I hesitated. "But, Dad..."

"Go!" he roared, as the creature rolled him over, its thin body suddenly heavy with an unnatural strength. I ran, my feet pounding down the hallway to the kitchen. I grabbed a knife and raced back to the bedroom.

When I returned, the creature was dragging my father toward the closet. I ran forward, plunging the knife into its back. The thing shrieked, a high-pitched, guttural sound, and released my father's leg. We both stumbled back, and together we scrambled toward the door.

I was almost out of the room when I heard my father's scream. I turned, and my world dissolved. My father was smiling, tears streaming down his face, as a black claw pierced through his chest. "It's okay, son," he whispered, his eyes locking with mine. "I should have believed you. I love you."

With a final, desperate gasp, he was yanked back into the closet. There was no sound, no trace of him. Just an empty space where my hero had stood.

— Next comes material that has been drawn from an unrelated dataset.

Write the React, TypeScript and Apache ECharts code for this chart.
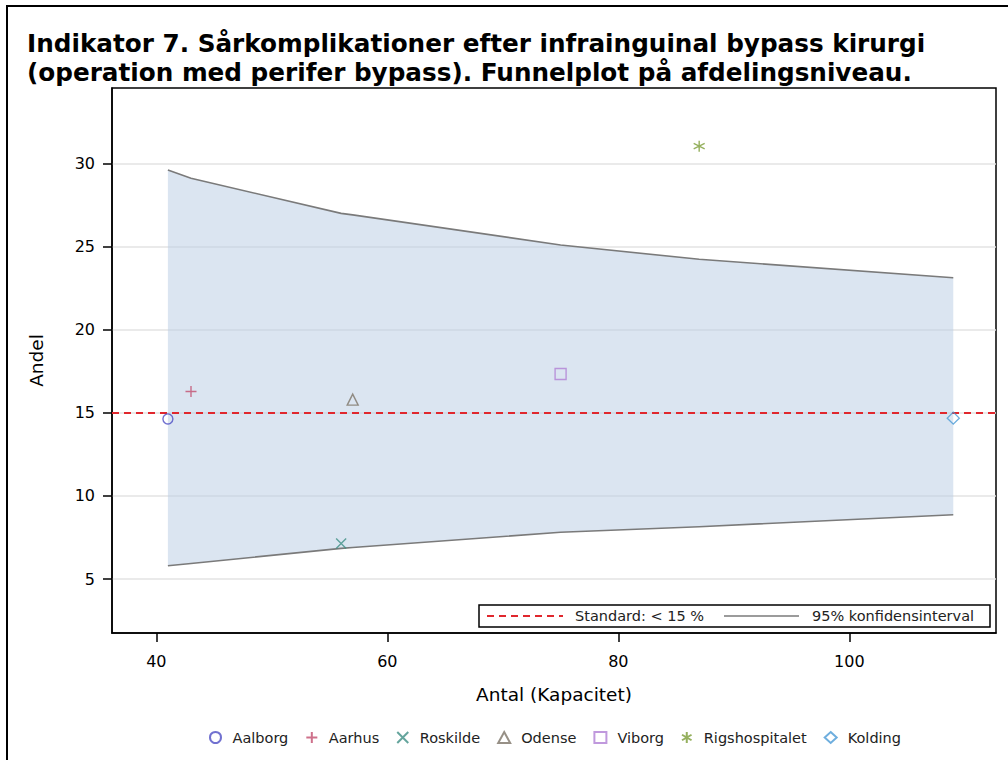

I rushed to the closet and flung the door open, but all I saw were clothes and toys, the only evidence of the horror a small patch of black blood on the floor. "Dad?" I whispered, the shock slowly giving way to a terrible, heart-wrenching realization. "Dad?!" I cried, my voice breaking as the tears flowed.

My mother ran in, her face a blur of confusion. "What happened? Why are you crying?"

"Dad," I sobbed, "He's gone. The thing in the closet took him."

"Jonathan," she said, her voice serious and firm, "Your father just went to the bathroom." She tried to pull me into a hug, but I resisted, my eyes glued to the empty closet. "There's nothing in there."

The police arrived, a swirl of uniforms and questions. They found nothing. No signs of a struggle, no evidence of a creature. Only the dark patch on the floor, which they could not identify. My father, they said, was just a missing person.

Twenty-five years have passed. I grew up, moved on, and pushed the memory of that night into the deepest recesses of my mind.

And then, last night, my own son came to me, his small face etched with a familiar fear. "Dad," he said, his voice barely a whisper. "I can't sleep."